## Begin

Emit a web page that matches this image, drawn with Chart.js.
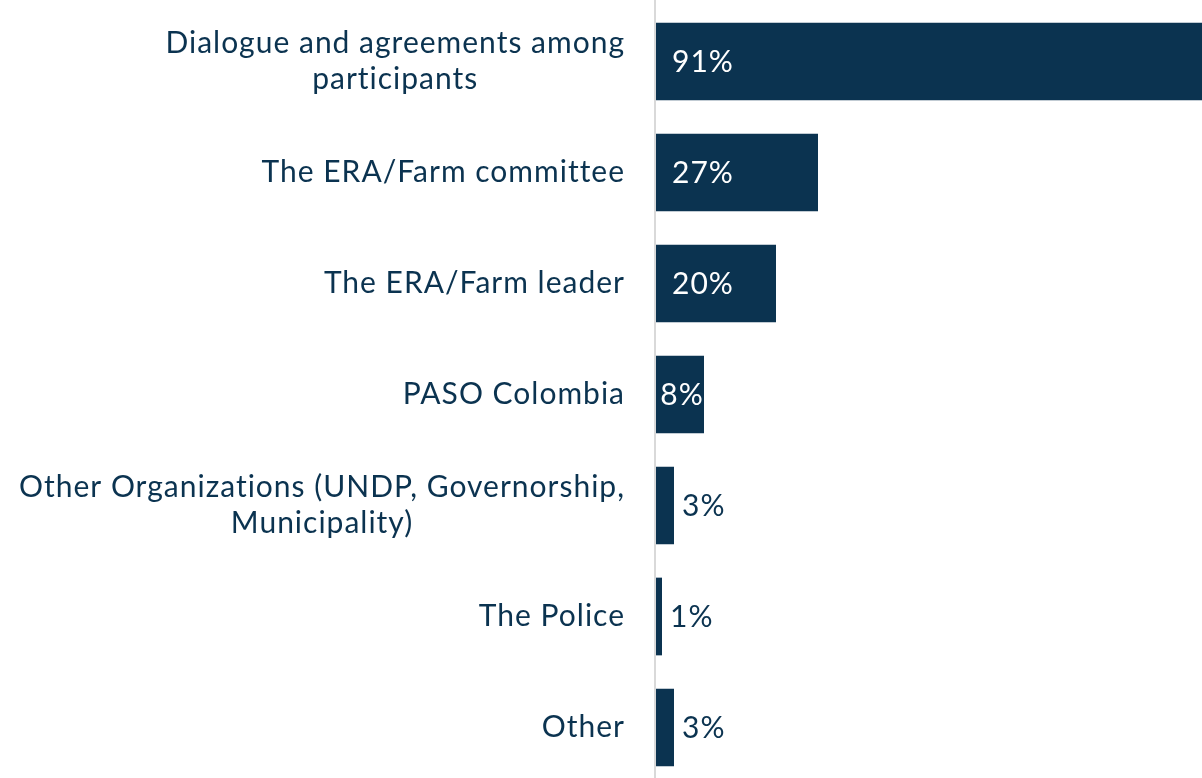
<!DOCTYPE html>
<html>
<head>
<meta charset="utf-8">
<script src="https://cdn.jsdelivr.net/npm/chart.js@4/dist/chart.umd.min.js"></script>
<style>
  html, body { margin: 0; padding: 0; background: #fff; overflow: hidden; }
  canvas { display: block; }
</style>
</head>
<body>
<canvas id="barChart" width="1202" height="784"></canvas>
<script>
const categories = [
  ["Dialogue and agreements among", "participants"],
  ["The ERA/Farm committee"],
  ["The ERA/Farm leader"],
  ["PASO Colombia"],
  ["Other Organizations (UNDP, Governorship,", "Municipality)"],
  ["The Police"],
  ["Other"]
];
const shares = [91, 27, 20, 8, 3, 1, 3];

const navy = "#0b3350";
const fontSpec = "30px Lato";

// draws the category names (centred block, right edge near the axis) and the % labels
const labelPlugin = {
  id: "labels",
  afterDatasetsDraw(chart) {
    const ctx = chart.ctx;
    const area = chart.chartArea;
    const yScale = chart.scales.y;
    const meta = chart.getDatasetMeta(0);

    ctx.save();
    ctx.strokeStyle = "#d9d9d9";
    ctx.lineWidth = 2;
    ctx.beginPath();
    ctx.moveTo(area.left - 1, 0);
    ctx.lineTo(area.left - 1, chart.height);
    ctx.stroke();

    ctx.font = fontSpec;
    ctx.letterSpacing = "1px";
    ctx.textBaseline = "middle";
    ctx.fillStyle = navy;
    const lineH = 36;
    categories.forEach((lines, i) => {
      const cy = yScale.getPixelForTick(i);
      const widest = Math.max(...lines.map(l => ctx.measureText(l).width));
      const cx = area.left - 31 - widest / 2;
      ctx.textAlign = "center";
      lines.forEach((l, j) => {
        const y = cy + (j - (lines.length - 1) / 2) * lineH;
        ctx.fillText(l, cx, y);
      });
    });

    meta.data.forEach((bar, i) => {
      const txt = shares[i] + "%";
      const w = ctx.measureText(txt).width;
      const barW = bar.x - bar.base;
      ctx.textAlign = "left";
      if (barW > w + 30) {
        ctx.fillStyle = "#ffffff";
        ctx.fillText(txt, bar.base + 16, bar.y + 1);
      } else if (barW >= w - 2) {
        ctx.fillStyle = "#ffffff";
        ctx.fillText(txt, bar.base + (barW - w) / 2 + 2, bar.y + 1);
      } else {
        ctx.fillStyle = navy;
        ctx.fillText(txt, bar.x + 8, bar.y + 1);
      }
    });
    ctx.restore();
  }
};

const chart = new Chart(document.getElementById("barChart"), {
  type: "bar",
  data: {
    labels: categories,
    datasets: [{
      data: shares,
      backgroundColor: navy,
      borderWidth: 0,
      barPercentage: 0.7,
      categoryPercentage: 1
    }]
  },
  options: {
    indexAxis: "y",
    responsive: false,
    animation: false,
    layout: { padding: { left: 656, top: 6, right: 0, bottom: 1 } },
    plugins: {
      legend: { display: false },
      tooltip: { enabled: false }
    },
    scales: {
      x: { display: false, min: 0, max: 91 },
      y: { display: false }
    }
  },
  plugins: [labelPlugin]
});
</script>
</body>
</html>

## End

PROBLEM TO WORK ON –
Please take the lines from the beginning of the data above through the line holding "const shares = [91, 27, 20, 8, 3, 1, 3];" and transcribe them exactly, without any pictures.

RESULT BELOW –
Emit a web page that matches this image, drawn with Chart.js.
<!DOCTYPE html>
<html>
<head>
<meta charset="utf-8">
<script src="https://cdn.jsdelivr.net/npm/chart.js@4/dist/chart.umd.min.js"></script>
<style>
  html, body { margin: 0; padding: 0; background: #fff; overflow: hidden; }
  canvas { display: block; }
</style>
</head>
<body>
<canvas id="barChart" width="1202" height="784"></canvas>
<script>
const categories = [
  ["Dialogue and agreements among", "participants"],
  ["The ERA/Farm committee"],
  ["The ERA/Farm leader"],
  ["PASO Colombia"],
  ["Other Organizations (UNDP, Governorship,", "Municipality)"],
  ["The Police"],
  ["Other"]
];
const shares = [91, 27, 20, 8, 3, 1, 3];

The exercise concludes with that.